Carnegie Mellon University

data center

October 15, 2018

Optimizing computing systems

By Marika Yang

Krista Burns

Machine learning has grown incredibly in engineering and computer science in recent years, with the explosion of interest in artificial intelligence. In machine learning, humans—engineers and computer scientists—feed large data sets into a neural network model to train the model to learn from data and eventually identify and analyze patterns and make decisions.

Gauri Joshi is researching the analysis and optimization of computing systems. Joshi, assistant professor of electrical and computer engineering, has been named a recipient of a 2018 IBM Faculty Award for her research in distributed machine learning. Faculty Award recipients are nominated by IBM employees in recognition of a specific project that is of significant interest to the company and receive a cash award in support of the selected project.

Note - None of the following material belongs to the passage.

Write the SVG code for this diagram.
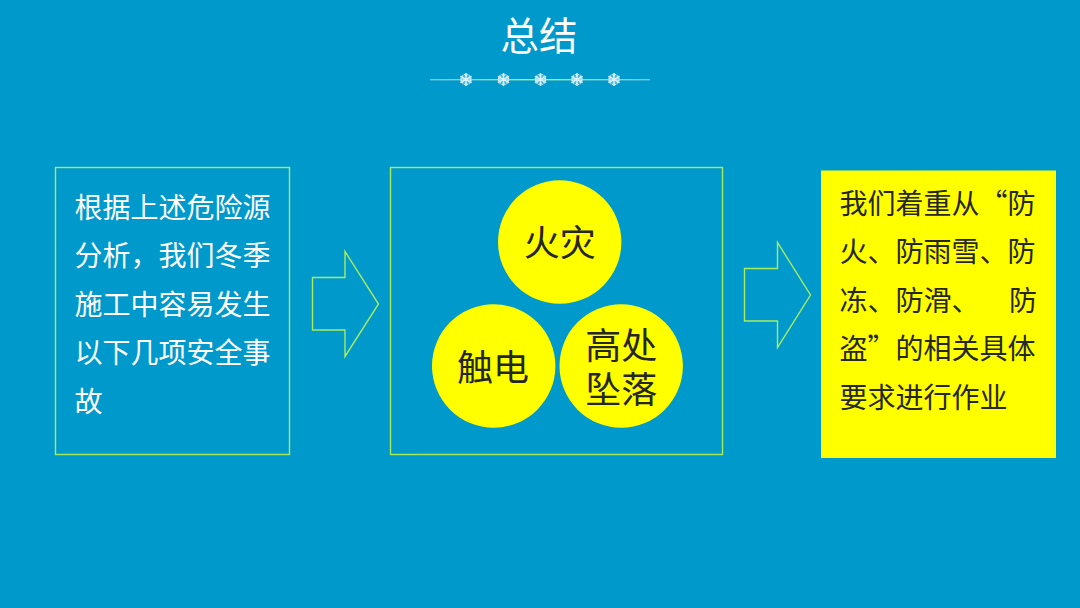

Joshi’s research is about distributing deep learning training algorithms. The data sets used to train neural network models are massive in size, so a single machine is not sufficient to handle the amount of data and the computing required to the analyze the data. Therefore, data sets and computations are typically divided across multiple computing nodes (i.e. computers, machines, or servers), with each node responsible for one part of the data set.

In a distributed machine learning system with data sets divided across nodes, researchers use an algorithm called stochastic gradient descent (SGD), which is at the center of Joshi’s research. The algorithm is distributed across the nodes and helps achieve the lowest possible error in the data. It requires exact synchronization, which can lead to delays.

“My work is about trying to strike the best balance between the error and the delay in distributed SGD algorithms,” Joshi said. “In particular, this framework fits well with the IBM Watson machine learning platform; I will be working with the IBM Watson Machine Learning vision; I will be working with the IBM Research AI team.”

In every iteration of the SGD, a central server is required to communicate with all of the nodes. If any of the nodes slow down, then the entire network slows down to wait for that node, which can significantly reduce the overall speed of the computation. Efficiency and speed of computation are the two main things Joshi aims to improve, both without risking the accuracy of the network.

“When you have a distributed system, communication and synchronization delays in the system always affect the proponents of the algorithm. I'm trying to design robust algorithms that work well on unreliable computing nodes,” she said.

Prior to joining Carnegie Mellon’s College of Engineering in Fall 2017, Joshi was a research staff member at IBM’s Thomas J. Watson Research Center. Because of her past experience, she was aware of the specific research projects that are relevant to the company’s interests.

The funding provided by the Faculty Award will be used to support Joshi’s students, who are working on the theoretical analysis for this project. In the future, she hopes to release an open source implementation of the new algorithm they have developed. Joshi plans to work with IBM to make this method available to anybody who wants to train their own machine learning algorithms using distributed SGD.